Several Germanwings flights were cancelled on Tuesday after their crews refused to fly, as it emerged that the aircraft which crashed in the French Alps had been grounded for an hour for repairs the day before the accident.
Pilots and cabin crew refused to fly over concerns the crash may have been linked to a repair to the nose-wheel landing doors on Monday, according to an unconfirmed report in Spiegel magazine.
Lufthansa denied that there was any link between the repair and the cancelled flights.
Crews were refusing to fly for “personal reasons”, a spokesman for the airline group said.
The airline confirmed that the aircraft which crashed into the Alps had been grounded for an hour on Monday for repairs to the nose-wheel landing doors, but insisted the issue was not “safety-related”.
“The repair was purely to fix a noise that the door was making, and the aircraft was flying again from 10am on Monday,” the spokesman said.
It completed several flights safely after the repair before the accident, she added.
Lufthansa admitted that several Germanwings flights had to be cancelled after crews refused to fly, but said it was because they were in “deep distress” over the accident.

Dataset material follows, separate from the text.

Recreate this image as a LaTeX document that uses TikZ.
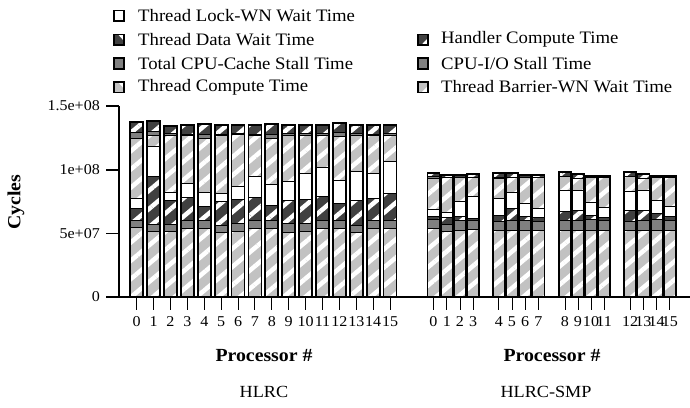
\documentclass[tikz,border=0pt]{standalone}
\usepackage{fontspec}
\setmainfont{Liberation Serif}[FakeStretch=1.07]
\usetikzlibrary{patterns.meta}
\definecolor{dk}{gray}{0.25}
\definecolor{md}{gray}{0.5}
\definecolor{lt}{gray}{0.76}
\tikzset{
  wstripe/.style={pattern={Lines[angle=40,distance=14pt,line width=4.5pt]},pattern color=white},
  segline/.style={line width=0.9pt},
  barout/.style={line width=1.8pt},
  axisline/.style={line width=1.3pt},
  tickline/.style={line width=1pt},
  ticklab/.style={font=\fontsize{15}{17}\selectfont, inner sep=0pt},
  legtext/.style={font=\fontsize{17.5}{20}\selectfont, anchor=west, inner sep=0pt},
  boldlab/.style={font=\fontsize{18.5}{21}\selectfont\bfseries, inner sep=0pt},
  grplab/.style={font=\fontsize{17}{20}\selectfont, inner sep=0pt},
  legbox/.style={line width=1.6pt},
}
\newcommand{\drawonebar}[9]{%
  \pgfmathsetmacro{\xl}{#1-#2/2}\pgfmathsetmacro{\xr}{#1+#2/2}%
  \fill[dk] (\xl,#3) rectangle (\xr,#4);
  \fill[md] (\xl,#4) rectangle (\xr,#5);
  \fill[lt] (\xl,#5) rectangle (\xr,#6);
  \fill[white] (\xl,#6) rectangle (\xr,#7);
  \fill[dk] (\xl,#7) rectangle (\xr,#8);
  \fill[md] (\xl,#8) rectangle (\xr,#9);
  \fill[lt] (\xl,#9) rectangle (\xr,297);
  \fill[wstripe] (\xl,#3) rectangle (\xr,#4);
  \fill[wstripe] (\xl,#5) rectangle (\xr,#6);
  \fill[wstripe] (\xl,#7) rectangle (\xr,#8);
  \fill[wstripe] (\xl,#9) rectangle (\xr,297);
  \draw[segline] (\xl,#4) -- (\xr,#4) (\xl,#5) -- (\xr,#5) (\xl,#6) -- (\xr,#6)
     (\xl,#7) -- (\xr,#7) (\xl,#8) -- (\xr,#8) (\xl,#9) -- (\xr,#9);
  \draw[barout] (\xl,#3) rectangle (\xr,297);
}
\begin{document}
\begin{tikzpicture}[x=1pt,y=-1pt]
\useasboundingbox (0,0) rectangle (690,407);

% ---- bars, HLRC
\foreach \x/\w/\a/\b/\c/\d/\e/\f/\g in {
 136.7/13/121.7/132.7/138.3/198.3/208.3/220/227.3,
 153.6/13/120.7/131.5/135/146.7/176.7/224.3/231,
 170.5/13/125.7/133.3/135/192.7/200.7/224/231.7,
 187.4/13/125.3/134/135/183.3/197.3/220/228.3,
 204.3/13/124/134/138.3/192.7/206.7/220/228.3,
 221.2/13/125.3/134/135/193.3/201.7/225/232.7,
 238.0/13/124.7/133.3/134.5/186.7/199.3/223.3/231.7,
 254.9/13/124.7/134/135/176.7/197.3/220/228.3,
 271.8/13/124/134/138.3/184/205/220/228.3,
 288.7/13/125.3/133.3/135/181.7/200.7/223.3/232.7,
 305.6/13/125/133.3/135/173.3/199.3/223.3/231.7,
 322.5/13/125/133.3/135/167.3/196.7/220/228.3,
 339.4/13/123.3/132.7/136/180.7/203.3/220/228.3,
 356.3/13/125/133.3/135/171.7/200/225/232.7,
 373.2/13/125/134/135/173.3/198.3/220/228.3,
 390.0/13/125/133.3/135/161.7/193.3/220/228.3}
 {\drawonebar{\x}{\w}{\a}{\b}{\c}{\d}{\e}{\f}{\g}}

% ---- bars, HLRC-SMP
\foreach \x/\w/\a/\b/\c/\d/\e/\f/\g in {
 433.5/12/173.3/176.7/178.3/209.3/216/219.3/228.3,
 446.8/12/175/177.3/177.8/212.7/217.3/224/231.7,
 460/12/175/177.3/177.8/201.7/216.7/220/230,
 473.2/12/174.3/177.3/177.8/196/218.3/220.7/229.3,
 498.8/12/172.7/177.3/178.3/198.3/215/221.7/230.7,
 512/12/173.3/177.3/177.8/192.7/208.3/220/230,
 525.2/12/175/177.3/177.8/203.3/216/220/230,
 538.4/12/175/177/177.5/208.3/217.3/221.7/230.7,
 565/12/171.7/176/176.5/190/211.7/220/230,
 578/12/174.3/178.3/178.8/190/210/220/230,
 591/12/176/177.3/177.8/202.7/215/219.3/230,
 604.2/12/176/177.3/177.8/207.3/217.3/220.7/230,
 630.2/12/171.7/176/176.5/191.7/210/221.7/230.7,
 643.4/12/174.3/178.3/178.8/190.7/210/220/230,
 656.6/12/176/177.3/177.8/200.7/213.3/219.3/230,
 669.8/12/176/177.3/177.8/206.7/216.7/220.7/230}
 {\drawonebar{\x}{\w}{\a}{\b}{\c}{\d}{\e}{\f}{\g}}

% ---- axes
\draw[axisline] (106,297) -- (690,297);
\draw[axisline] (119,106) -- (119,297);
\foreach \v/\t [count=\i] in {106/1.5e+08,170/1e+08,233.5/5e+07,297/0}{
  \draw[axisline] (106,\v) -- (119,\v);
  \node[ticklab, anchor=east] (yl\i) at (100,\v) {\t};
}
\foreach \k in {0,...,15}{
  \pgfmathsetmacro{\tx}{136.7+16.89*\k}
  \draw[tickline] (\tx,297) -- (\tx,310);
  \node[ticklab] (xa\k) at (\tx,321.5) {\k};
}
\foreach \tx [count=\i from 0] in {433.5,446.8,460,473.2,498.8,512,525.2,538.4,565,578,591,604.2,630.2,643.4,656.6,669.8}{
  \draw[tickline] (\tx,297) -- (\tx,310);
  \node[ticklab] (xb\i) at (\tx,321.5) {\i};
}

\node[boldlab, rotate=90] (ylab) at (16,202) {Cycles};
\node[boldlab] (pa) at (264,356) {Processor \#};
\node[boldlab] (pb) at (552,356) {Processor \#};
\node[grplab] (ga) at (264,392) {HLRC};
\node[grplab] (gb) at (546,392) {HLRC-SMP};

% ---- legend
\draw[legbox, fill=white] (114,10.5) rectangle (124,21);
\node[legtext] (l1) at (138,15.5) {Thread Lock-WN Wait Time};
\fill[dk] (114,34.3) rectangle (124,44.8);
\fill[white] (118,34.3) -- (124,34.3) -- (124,41) -- cycle;
\draw[legbox] (114,34.3) rectangle (124,44.8);
\node[legtext] (l2) at (138,39.3) {Thread Data Wait Time};
\fill[dk] (418,34.3) rectangle (428,44.8);
\fill[white] (428,38) -- (428,44.8) -- (421.5,44.8) -- cycle;
\draw[legbox] (418,34.3) rectangle (428,44.8);
\node[legtext] (l3) at (441,39.3) {Handler Compute Time};
\draw[legbox, fill=md] (114,58.2) rectangle (124,68.7);
\node[legtext] (l4) at (138,63.2) {Total CPU-Cache Stall Time};
\draw[legbox, fill=md] (418,58.2) rectangle (428,68.7);
\node[legtext] (l5) at (441,63.2) {CPU-I/O Stall Time};
\fill[lt] (114,82) rectangle (124,92.5);
\fill[white] (118,82) -- (124,82) -- (124,88.7) -- cycle;
\draw[legbox] (114,82) rectangle (124,92.5);
\node[legtext] (l6) at (138,87) {Thread Compute Time};
\fill[lt] (418,82) rectangle (428,92.5);
\fill[white] (428,85.7) -- (428,92.5) -- (421.5,92.5) -- cycle;
\draw[legbox] (418,82) rectangle (428,92.5);
\node[legtext] (l7) at (441,87) {Thread Barrier-WN Wait Time};
\end{tikzpicture}
\end{document}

A report in the online version of the widely respected Spiegel claimed that the crews’ reluctance to fly was linked to concerns that the repair may have contributed to the flight.
Further disruption is expected today after Germanwings flights from Dusseldorf to several destinations were cancelled.
Three flights from Stuttgart were also cancelled.
There were reports of lights at Dusseldorf being cancelled as passengers waited to board at the gate, and of airline ground staff advising passengers to hire cars to complete their journeys instead.
Reports that Lufthansa’s own flights were also affected were denied by the airline.